AMF, Sweden’s second-largest occupational pension fund after Alecta, today reported a 2.9% return on investments for the first quarter – a slimmer gain than its larger peer – while highlighting the broad diversification of its portfolio.
A fortnight ago Alecta posted a 3.2% overall return for the first quarter.
Releasing its first set of quarterly figures for 2023, AMF also announced its total assets increased to SEK766bn (€67.6bn) by the end of March from SEK639bn at the end of 2022.
The group’s solvency ratio, meanwhile, was little changed at 227% at the end of March compared with 228% at the start of this year.
Johan Sidenmark, AMF’s chief executive officer, said: “The economic downturn is believed to be more protracted than expected, and more and more households and companies are feeling the tough situation.

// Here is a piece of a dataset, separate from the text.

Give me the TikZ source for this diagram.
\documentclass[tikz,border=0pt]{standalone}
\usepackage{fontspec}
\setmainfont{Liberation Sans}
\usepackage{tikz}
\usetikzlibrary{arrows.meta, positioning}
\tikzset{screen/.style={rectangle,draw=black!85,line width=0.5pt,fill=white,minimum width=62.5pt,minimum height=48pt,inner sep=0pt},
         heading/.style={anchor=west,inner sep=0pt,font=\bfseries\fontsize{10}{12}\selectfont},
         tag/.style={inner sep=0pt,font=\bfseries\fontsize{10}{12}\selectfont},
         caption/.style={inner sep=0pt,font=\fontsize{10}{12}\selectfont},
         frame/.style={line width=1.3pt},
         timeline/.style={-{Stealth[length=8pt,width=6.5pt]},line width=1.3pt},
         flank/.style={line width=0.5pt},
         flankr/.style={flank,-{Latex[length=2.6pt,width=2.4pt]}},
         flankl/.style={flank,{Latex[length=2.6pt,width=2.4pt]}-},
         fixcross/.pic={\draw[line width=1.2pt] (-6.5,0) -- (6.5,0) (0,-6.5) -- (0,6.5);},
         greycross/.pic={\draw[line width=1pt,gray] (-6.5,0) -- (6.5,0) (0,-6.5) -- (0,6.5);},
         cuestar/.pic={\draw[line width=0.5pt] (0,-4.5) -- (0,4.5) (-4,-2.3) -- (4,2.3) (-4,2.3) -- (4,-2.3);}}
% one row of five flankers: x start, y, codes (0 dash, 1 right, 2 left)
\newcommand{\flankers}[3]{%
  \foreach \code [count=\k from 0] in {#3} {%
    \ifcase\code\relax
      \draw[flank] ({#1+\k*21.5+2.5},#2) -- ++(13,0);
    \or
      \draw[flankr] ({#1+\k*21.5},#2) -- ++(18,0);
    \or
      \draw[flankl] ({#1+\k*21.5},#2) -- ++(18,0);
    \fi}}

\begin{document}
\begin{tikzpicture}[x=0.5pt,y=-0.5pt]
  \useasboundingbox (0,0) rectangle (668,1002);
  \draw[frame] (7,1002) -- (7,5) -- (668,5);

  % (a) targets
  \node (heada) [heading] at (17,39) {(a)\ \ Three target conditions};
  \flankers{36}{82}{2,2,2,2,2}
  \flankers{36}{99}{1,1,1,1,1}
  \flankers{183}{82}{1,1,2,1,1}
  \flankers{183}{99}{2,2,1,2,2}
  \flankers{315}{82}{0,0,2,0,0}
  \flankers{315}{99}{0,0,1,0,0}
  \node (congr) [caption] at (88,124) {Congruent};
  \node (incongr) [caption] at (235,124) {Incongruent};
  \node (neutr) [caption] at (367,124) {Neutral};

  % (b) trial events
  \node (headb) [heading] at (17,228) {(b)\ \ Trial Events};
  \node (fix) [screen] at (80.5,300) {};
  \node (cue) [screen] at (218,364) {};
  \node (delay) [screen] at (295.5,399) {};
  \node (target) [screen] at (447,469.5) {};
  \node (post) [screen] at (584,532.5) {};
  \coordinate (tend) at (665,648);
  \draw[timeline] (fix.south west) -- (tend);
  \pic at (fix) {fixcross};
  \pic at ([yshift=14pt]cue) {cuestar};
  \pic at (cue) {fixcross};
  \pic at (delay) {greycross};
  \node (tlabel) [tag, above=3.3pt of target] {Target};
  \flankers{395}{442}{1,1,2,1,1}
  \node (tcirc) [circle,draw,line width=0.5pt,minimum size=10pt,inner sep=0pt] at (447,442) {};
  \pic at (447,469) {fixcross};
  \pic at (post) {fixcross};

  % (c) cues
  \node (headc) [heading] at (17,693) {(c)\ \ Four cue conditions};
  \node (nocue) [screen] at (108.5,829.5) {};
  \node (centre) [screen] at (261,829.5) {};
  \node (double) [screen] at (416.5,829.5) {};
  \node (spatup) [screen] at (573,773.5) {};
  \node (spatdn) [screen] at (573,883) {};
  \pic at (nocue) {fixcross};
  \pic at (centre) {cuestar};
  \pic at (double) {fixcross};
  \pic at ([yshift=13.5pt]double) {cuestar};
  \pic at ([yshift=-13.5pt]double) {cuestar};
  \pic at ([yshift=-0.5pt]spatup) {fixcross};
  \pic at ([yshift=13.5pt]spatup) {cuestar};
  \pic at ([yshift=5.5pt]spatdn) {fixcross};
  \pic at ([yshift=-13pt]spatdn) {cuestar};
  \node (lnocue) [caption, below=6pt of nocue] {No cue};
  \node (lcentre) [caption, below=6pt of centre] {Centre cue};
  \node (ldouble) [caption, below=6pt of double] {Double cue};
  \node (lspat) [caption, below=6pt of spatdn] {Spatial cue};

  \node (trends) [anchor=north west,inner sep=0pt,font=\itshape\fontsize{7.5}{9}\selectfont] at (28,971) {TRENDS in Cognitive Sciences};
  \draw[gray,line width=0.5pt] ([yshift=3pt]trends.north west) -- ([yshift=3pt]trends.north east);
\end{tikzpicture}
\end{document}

“At the same time, Swedish industry is largely still strong, and the stock market has developed positively a the beginning of the year,” he said.
The firm’s chief investment officer Tomas Flodén said all AMF’s asset classes in the life portfolio – which holds the bulk of AMF’s assets under management – had delivered positive returns, and that its equity funds were also “turning around after the tough last year” and performing well during the quarter.
“Despite a positive start to the year, the outlook is still very uncertain, but I feel confident that with our well-diversified portfolio and our strong financial position, we are well equipped to face even an uncertain future,” Flodén said.
The reference to a well-diversified portfolio strikes a particular chord at a time when Alecta is in serious trouble in Sweden after sustaining heavy losses on investments in three US niche banks.
Criticism has focused on the relatively concentrated nature of Alecta’s listed equity portfolio.
According to data on their websites, at the end of 2022, Alecta’s listed equity holdings included 42 Swedish stocks and 58 foreign equities, whereas AMF had 57 Swedish listed stocks and around 400 foreign stocks at the same point.